Civil Liberties, World War II
Civil Liberties, World War II
CIVIL LIBERTIES, WORLD WAR II
The federal government, in response to periods of insecurity and conflict, sometimes restricts civil liberties in an effort to maintain national security. U.S. involvement in World War I brought about such restrictions, and World War II proved to be no different. In the wake of the attack on Pearl Harbor, the federal government took into custody almost 11,000 persons it considered enemy aliens. The arrest of the 8,000 Japanese Americans, 2,300 German Americans, and several hundred Italian Americans followed due process of law. However, on February 19, 1942, presidential action targeted one specific group for detainment. Executive Order 9066 provided the initial authority for the roundup and internment of approximately 120,000 Japanese Americans, including those who were American citizens. Congress later passed legislation to enforce the order. The Japanese Americans affected by the mandate, primarily those living on the West Coast, were divided and sent to ten detention centers located in California, Arizona, Idaho, Wyoming, Colorado, and Arkansas.
The War Relocation Authority served as the administration responsible for overseeing the detention centers. Life in the camps was humane for the occupants, but even efforts meant to help or entertain the detainees often proved to be culturally insensitive. In 1943 the federal government forced the internees to take a loyalty oath, forswearing "any form of allegiance or obedience to the Japanese emperor," and it asked if they were willing to serve in the United States military. Some Japanese-American men refused to serve and over 200 were sentenced to prison for their resistance. Others, however, served honorably. In fact, the 442nd Combat Regiment, composed of Japanese Americans, was the most decorated American unit in World War II and suffered the highest percentages of casualties and deaths.

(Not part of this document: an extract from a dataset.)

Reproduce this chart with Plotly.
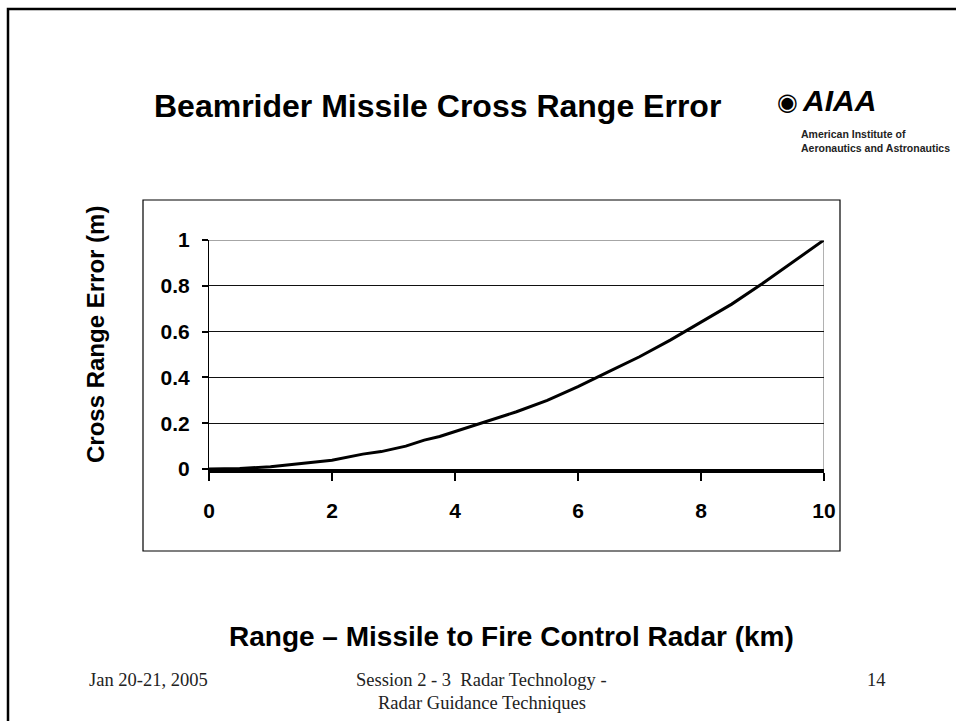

The decision to intern Japanese Americans sparked opposition from the American Civil Liberties Union as well as from First Lady Eleanor Roosevelt. A series of court cases also challenged the wartime treatment of Japanese Americans. The first, Hirabayashi v. United States (1943) regarded in general the restrictions placed on all Japanese Americans on the West Coast. After violating a curfew imposed on Japanese Americans, Gordon Hirabayashi objected that the law infringed on his civil rights. He also challenged the federal order authorizing the detainment of Japanese Americans in camps. In its decision, the Supreme Court avoided the issue of internment and instead ruled on the curfew, arguing that wartime conditions sometimes made it necessary to "place citizens of one ancestry in a different category from others." The decision not only maintained the curfew but also sanctioned continued limitation of Japanese Americans' movement, regardless of their citizenship status.
Other court cases directly contested the internment of Japanese Americans. A key case resulted from the resistance of a Japanese-American man who attempted to avoid detainment. Fred Korematsu ignored the orders for evacuation and remained in Oakland, California. After being arrested by the FBI, Korematsu argued in court
that due process of law had been violated. Despite the expectations of many legal professionals, the Supreme Court did not strike down the legislation authorizing detainment. Instead, in Korematsu v. United States (1944) the Supreme Court upheld the detention of Japanese Americans.
Finally, the Supreme Court acknowledged that not all Japanese Americans posed a threat to national security. In April 1942 Mitsue Endo filed a petition of habeas corpus, protesting her detainment at the Topaz Camp in Utah. After two years, in Endo v. United States (1944), the Supreme Court ruled that the War Relocation Authority should make an effort to separate "disloyal" internees from "loyal" ones and release the latter from the detention centers. Following the decision, the government announced that all the camps would be closed and the detainees released. The last of the camps closed in 1946.
The detainment episode can be put into a larger context of discrimination toward Asians. Decades earlier, the federal government enacted such measures as the Chinese Exclusion Act of 1882 in order to curb Asian immigration. Although provoked partially by security fears, the wartime internment was ultimately another expression of the United States' racism toward Asians. In 1982 a presidential commission declared that racism, a deficiency of leadership, and war hysteria provided the impetus for the detention. A few years later, Congress passed the Civil Liberties Act of 1988, awarding $20,000 each, as well as an official apology, to more than 80,000 individuals who had been detained.
Daniels, Roger. The Decision to Relocate the Japanese Americans. Philadelphia: Lippincott, 1985.
Daniels, Roger. Prisoners without Trial: Japanese Americans in World War II. New York: Hill and Wang, 1993.
Taylor, Sandra C. Jewel of the Desert: Japanese American Internment at Topaz. Berkeley: University of California Press, 1993.